A government agency has paused a clinical trial testing an experimental stem cell therapy in heart failure patients, a move made public on Monday and sparked by recommendations to retract 31 journal articles from the lab of a controversial cardiac stem cell researcher.
“Recent calls for the retraction of journal articles in related fields of cell therapy research have raised concerns about the scientific foundations of this trial,” the National Heart, Lung, and Blood Institute said in a statement posted Monday.
On Oct. 17, the New England Journal of Medicine retracted one paper and published an “expression of concern” about two others from the lab of Dr. Piero Anversa, a controversial stem cell researcher. The journal’s move came three days after Harvard Medical School and Brigham and Women’s Hospital told STAT and Retraction Watch they had recommended that 31 papers from Anversa be retracted by medical journals.
Dr. David Goff, director of the Division of Cardiovascular Sciences at NHLBI, confirmed Monday that news about the 31 journal articles from the Anversa lab prompted the pause in the trial known as CONCERT-HF. None of the retracted or disputed papers specifically relate to the trial, he said, but the trial’s Data and Safety Monitoring Board, convened last week at the institute’s request, on Friday recommended a “pause” in the trial so the board could complete its review.
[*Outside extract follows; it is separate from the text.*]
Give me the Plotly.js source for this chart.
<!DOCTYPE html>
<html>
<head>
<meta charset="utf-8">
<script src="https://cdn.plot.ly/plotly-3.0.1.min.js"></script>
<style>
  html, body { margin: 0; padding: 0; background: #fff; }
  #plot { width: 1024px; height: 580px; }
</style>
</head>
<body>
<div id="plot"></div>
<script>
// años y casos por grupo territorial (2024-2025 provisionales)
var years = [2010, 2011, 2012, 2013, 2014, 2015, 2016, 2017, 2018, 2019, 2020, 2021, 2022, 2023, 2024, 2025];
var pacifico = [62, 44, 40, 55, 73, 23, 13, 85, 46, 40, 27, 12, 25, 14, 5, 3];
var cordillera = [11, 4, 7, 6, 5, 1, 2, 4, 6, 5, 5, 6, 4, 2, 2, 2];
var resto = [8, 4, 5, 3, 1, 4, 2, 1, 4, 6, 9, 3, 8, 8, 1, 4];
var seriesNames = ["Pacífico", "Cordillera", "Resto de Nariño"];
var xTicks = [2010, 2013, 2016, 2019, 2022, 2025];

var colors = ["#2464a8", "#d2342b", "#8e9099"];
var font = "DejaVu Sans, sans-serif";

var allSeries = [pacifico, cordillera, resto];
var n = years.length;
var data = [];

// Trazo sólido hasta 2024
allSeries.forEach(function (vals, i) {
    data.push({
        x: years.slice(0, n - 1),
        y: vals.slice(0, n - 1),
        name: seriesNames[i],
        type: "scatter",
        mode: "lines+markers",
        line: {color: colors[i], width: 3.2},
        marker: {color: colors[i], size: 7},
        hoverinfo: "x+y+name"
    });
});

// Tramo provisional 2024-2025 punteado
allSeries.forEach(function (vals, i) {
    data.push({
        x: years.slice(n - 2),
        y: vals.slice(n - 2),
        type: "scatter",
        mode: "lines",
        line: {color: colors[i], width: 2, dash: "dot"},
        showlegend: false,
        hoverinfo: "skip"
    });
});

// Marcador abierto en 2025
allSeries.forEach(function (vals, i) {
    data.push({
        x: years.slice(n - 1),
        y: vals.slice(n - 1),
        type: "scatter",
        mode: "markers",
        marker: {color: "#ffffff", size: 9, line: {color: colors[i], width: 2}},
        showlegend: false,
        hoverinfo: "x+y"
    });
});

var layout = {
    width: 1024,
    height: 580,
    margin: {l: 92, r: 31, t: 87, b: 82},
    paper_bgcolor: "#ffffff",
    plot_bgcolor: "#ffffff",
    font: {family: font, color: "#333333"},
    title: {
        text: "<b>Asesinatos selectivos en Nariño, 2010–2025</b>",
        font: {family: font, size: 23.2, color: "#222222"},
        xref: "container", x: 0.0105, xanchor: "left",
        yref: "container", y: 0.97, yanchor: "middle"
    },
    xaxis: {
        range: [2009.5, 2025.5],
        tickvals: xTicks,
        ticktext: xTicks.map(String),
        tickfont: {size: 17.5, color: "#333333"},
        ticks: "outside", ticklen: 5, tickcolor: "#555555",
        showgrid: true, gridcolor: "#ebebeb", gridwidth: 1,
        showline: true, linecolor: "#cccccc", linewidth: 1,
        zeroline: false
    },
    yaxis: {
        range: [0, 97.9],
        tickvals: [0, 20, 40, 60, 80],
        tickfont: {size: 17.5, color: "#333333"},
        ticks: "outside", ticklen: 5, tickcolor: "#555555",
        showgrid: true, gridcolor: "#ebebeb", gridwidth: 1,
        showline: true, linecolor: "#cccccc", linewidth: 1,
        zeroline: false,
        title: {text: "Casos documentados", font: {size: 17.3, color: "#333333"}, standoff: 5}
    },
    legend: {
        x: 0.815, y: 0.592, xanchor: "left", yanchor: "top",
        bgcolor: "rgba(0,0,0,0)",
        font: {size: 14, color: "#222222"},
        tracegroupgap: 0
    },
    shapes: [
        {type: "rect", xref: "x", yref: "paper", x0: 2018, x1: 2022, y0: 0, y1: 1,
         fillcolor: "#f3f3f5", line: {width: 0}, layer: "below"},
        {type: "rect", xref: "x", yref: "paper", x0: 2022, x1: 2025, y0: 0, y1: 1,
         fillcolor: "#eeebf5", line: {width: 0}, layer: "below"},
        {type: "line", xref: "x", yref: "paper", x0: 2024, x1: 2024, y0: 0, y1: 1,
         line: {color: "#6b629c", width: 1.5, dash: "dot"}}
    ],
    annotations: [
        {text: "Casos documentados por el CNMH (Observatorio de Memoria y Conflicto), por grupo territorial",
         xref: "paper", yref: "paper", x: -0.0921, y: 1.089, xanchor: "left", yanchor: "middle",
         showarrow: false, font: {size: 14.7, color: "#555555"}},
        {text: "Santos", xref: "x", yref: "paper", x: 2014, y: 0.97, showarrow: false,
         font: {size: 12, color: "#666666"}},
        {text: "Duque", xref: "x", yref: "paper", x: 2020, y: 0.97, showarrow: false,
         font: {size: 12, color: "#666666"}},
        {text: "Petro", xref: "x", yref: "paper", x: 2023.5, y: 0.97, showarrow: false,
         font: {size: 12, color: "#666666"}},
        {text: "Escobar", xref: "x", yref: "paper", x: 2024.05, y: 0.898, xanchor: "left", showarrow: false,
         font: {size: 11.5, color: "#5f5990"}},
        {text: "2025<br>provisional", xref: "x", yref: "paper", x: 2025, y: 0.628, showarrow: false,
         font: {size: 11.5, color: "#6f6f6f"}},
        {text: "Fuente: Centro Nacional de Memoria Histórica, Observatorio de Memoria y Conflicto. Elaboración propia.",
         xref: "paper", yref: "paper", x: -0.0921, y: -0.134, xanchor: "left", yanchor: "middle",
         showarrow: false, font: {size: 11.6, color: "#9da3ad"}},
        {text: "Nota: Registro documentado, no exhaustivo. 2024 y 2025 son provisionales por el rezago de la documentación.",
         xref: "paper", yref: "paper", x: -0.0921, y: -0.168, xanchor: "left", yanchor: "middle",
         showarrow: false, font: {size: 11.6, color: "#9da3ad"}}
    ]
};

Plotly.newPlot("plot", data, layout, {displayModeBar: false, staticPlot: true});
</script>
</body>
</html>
Anversa’s research focused on advancing the idea that the heart contains stem cells, called c-kit cells, that could regenerate cardiac muscle after a heart attack. But when various research teams tried to reproduce results reported in his papers, they failed. Anversa left Harvard and the Brigham in 2015. Lawyers for Anversa and his colleague Dr. Annarosa Leri said earlier this month the doctors “stand by the scientific findings in their papers, including the existence and potential therapeutic benefits of cardiac stem cells.” In an Oct. 3 letter that Anversa provided to The New York Times, Harvard and the Brigham said he had “committed research misconduct” in eight papers and in a grant application.